DNN, 14.03.2001
Ein Gelber bei den Roten
PDS gibt Berghofer noch zwei Wochen Zeit
DRESDEN. SPD-rot die Krawatte, das Jacket mit einem leichten Schuss ins Grünliche. Ein Bündniskandidat muss bunten Interessen gerecht werden, vor allem, wenn er FDP-gelb ist. Zumindest äußerlich hatte Ingolf Roßberg damit keine Probleme, als er sich jetzt der Basis der Sozialdemokraten stellte. Als "Sozialliberaler" wurde er begrüßt - er, der Kandidat der Bürgerinitiative "OB für Dresden", der für die SPD, wahrscheinlich die Grünen, vielleicht auch FDP und PDS Herbert Wagner als Oberbürgermeister ablösen soll. Beifall bekommt er durchweg bei seinem Besuch, von linkeren wie von konservativeren Genossen.
Das konkrete Roßberg-Programm soll es Anfang April geben, dann auch auf einer Internetseite mit seinem Namen. Bei der SPD beschränkt er sich weitgehend darauf, seinen Politikstil zu beschreiben. Bürgernähe kündigt er an. Mit ihm als OB soll es regelmäßige Sprechstunden in den Stadtteilen geben, zudem alle sechs Wochen einen "Treffpunkt Rathaus".
Er antwortet gelassen, als SPD-Genossen detailliert ihre Spezialinteressen vorbringen, will dieses beherzigen, macht sich zu jenem Notizen. Er lässt Pausen, betont zentrale Satzteile. Es ist nicht der Roßberg, der bis 1999 in oft bissiger Form im Stadtrat agierte. "Der hat mit Sicherheit Rhetorik-Unterricht gehabt", ist von einem Genossen zu hören.
Parteichefin Marlies Volkmer hofft an diesem Abend nicht ohne Grund, dass SPD, Bürgerinitiative und wohl auch Grüne nicht allein im Bündnisboot bleiben. Denn bei der PDS ist die Option, wie 1994 mit der früheren Parteichefin Christine Ostrowski anzutreten, offenbar vom Tisch. Dem Phantomkandidaten und Ex-OB Wolfgang Berghofer gibt die Partei-Spitze noch zwei Wochen Zeit bis Ende März. Dann müsse es Klarheit über eine Kandidatur geben. Berghofer selbst war gestern wie üblich nicht zu sprechen. "Wenn er nicht kommt, werden wir Roßberg unterstützen auf Teufel komm raus", sagte Ostrowski den DNN. Offiziell entscheidet sich die PDS am 28. April.

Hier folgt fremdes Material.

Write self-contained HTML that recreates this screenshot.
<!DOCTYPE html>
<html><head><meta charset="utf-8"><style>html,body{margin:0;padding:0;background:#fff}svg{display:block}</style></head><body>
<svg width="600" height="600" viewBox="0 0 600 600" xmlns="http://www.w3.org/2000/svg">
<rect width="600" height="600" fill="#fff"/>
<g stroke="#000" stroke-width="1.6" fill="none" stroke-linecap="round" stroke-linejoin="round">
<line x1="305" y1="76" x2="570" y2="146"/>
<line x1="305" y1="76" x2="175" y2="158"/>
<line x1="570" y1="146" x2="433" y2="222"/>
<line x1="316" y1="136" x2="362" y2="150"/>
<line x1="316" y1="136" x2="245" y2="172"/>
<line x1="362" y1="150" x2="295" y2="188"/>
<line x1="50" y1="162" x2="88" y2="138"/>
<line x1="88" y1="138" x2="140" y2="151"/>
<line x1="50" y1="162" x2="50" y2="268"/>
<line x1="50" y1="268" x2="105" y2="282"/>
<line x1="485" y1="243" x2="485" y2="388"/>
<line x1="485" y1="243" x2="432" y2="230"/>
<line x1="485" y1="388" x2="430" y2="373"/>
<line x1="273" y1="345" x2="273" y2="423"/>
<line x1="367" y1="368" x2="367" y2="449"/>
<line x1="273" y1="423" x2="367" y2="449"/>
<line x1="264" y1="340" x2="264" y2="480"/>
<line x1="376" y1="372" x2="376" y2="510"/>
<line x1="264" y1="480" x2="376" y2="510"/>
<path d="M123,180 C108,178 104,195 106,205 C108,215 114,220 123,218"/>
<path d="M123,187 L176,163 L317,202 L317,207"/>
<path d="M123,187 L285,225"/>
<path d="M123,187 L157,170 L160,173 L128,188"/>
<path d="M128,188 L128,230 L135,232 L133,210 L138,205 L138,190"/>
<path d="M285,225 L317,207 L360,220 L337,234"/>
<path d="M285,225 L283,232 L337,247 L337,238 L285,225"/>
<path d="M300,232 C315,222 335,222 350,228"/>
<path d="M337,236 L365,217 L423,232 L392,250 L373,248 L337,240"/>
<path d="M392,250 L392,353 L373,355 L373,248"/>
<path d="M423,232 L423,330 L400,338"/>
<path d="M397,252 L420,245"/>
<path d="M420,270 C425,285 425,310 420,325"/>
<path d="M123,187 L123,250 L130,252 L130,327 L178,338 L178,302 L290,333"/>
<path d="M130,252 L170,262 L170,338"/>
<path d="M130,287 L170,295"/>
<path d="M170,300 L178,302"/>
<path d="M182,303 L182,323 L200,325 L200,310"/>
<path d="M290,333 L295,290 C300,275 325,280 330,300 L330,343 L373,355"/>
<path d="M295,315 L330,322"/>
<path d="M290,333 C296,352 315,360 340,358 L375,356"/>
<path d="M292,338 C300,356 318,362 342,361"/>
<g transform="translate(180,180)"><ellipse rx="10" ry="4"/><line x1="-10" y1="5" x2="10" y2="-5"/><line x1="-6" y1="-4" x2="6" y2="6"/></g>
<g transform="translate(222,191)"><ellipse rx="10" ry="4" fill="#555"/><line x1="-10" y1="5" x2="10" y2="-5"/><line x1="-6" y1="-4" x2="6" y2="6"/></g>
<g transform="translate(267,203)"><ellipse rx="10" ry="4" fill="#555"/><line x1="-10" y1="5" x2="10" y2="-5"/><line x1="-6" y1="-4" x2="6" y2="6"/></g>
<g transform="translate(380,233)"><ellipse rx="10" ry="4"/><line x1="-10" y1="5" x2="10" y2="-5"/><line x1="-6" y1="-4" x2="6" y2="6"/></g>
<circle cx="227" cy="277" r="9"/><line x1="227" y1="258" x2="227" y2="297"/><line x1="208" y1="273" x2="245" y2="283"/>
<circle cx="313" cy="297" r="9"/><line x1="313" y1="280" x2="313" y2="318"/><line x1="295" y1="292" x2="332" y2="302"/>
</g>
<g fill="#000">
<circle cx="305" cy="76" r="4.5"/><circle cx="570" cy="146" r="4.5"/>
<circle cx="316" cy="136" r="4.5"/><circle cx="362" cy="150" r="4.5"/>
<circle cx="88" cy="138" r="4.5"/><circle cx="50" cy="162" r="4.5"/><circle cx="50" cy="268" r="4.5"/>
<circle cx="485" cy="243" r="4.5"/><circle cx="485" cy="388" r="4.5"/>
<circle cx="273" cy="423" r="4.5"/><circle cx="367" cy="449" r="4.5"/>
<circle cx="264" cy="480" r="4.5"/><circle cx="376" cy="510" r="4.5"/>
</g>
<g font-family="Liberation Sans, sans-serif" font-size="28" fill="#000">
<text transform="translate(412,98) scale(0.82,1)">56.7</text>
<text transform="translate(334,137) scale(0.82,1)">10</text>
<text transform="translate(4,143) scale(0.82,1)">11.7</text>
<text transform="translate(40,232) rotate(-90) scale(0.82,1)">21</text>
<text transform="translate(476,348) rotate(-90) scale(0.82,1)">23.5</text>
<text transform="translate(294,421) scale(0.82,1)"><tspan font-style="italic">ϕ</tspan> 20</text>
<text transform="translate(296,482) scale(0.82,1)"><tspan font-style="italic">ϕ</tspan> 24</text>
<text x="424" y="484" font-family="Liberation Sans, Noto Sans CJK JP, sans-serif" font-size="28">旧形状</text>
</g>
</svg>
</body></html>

Eine Woche vorher tagen dazu die Liberalen. Ihr Altstadt-Ortsbeirat Günther Thal saß beim Roßberg-Besuch unter den SPD-Genossen. Nach einem langen Händedruck mit dem Kandidaten sagte Thal den DNN, es sei noch nicht entschieden, ob sich die Dresdner FDP tatsächlich gegen Roßberg stellt - wie es Stadtrat Jan Mücke fordert. Thal ist Vertrauter von FDP-Promi und Ex-Minister Rainer Ortleb, der seine Parteifreunde im vergangenen Jahr mit pro-Berghofer-Äußerungen verärgerte.
Unterdessen kursiert das Szenario, dass Berghofer erst im zweiten Wahlgang am 24. Juni antritt. Nach der Gemeindeordnung ist der zweite Durchgang fällig, wenn im ersten kein Kandidat mehr als die Hälfte der gültigen Stimmen bekommt. Dann ist die Bewerberliste, die vorerst am 14. Mai schließt, wieder für neue Namen offen. "Das wäre taktisch klug, und dadurch würde er sich auch die kompletten Wahlkampfkosten sparen - ihn kennt ja ohnehin fast jeder", äußerte sich ein Beobachter.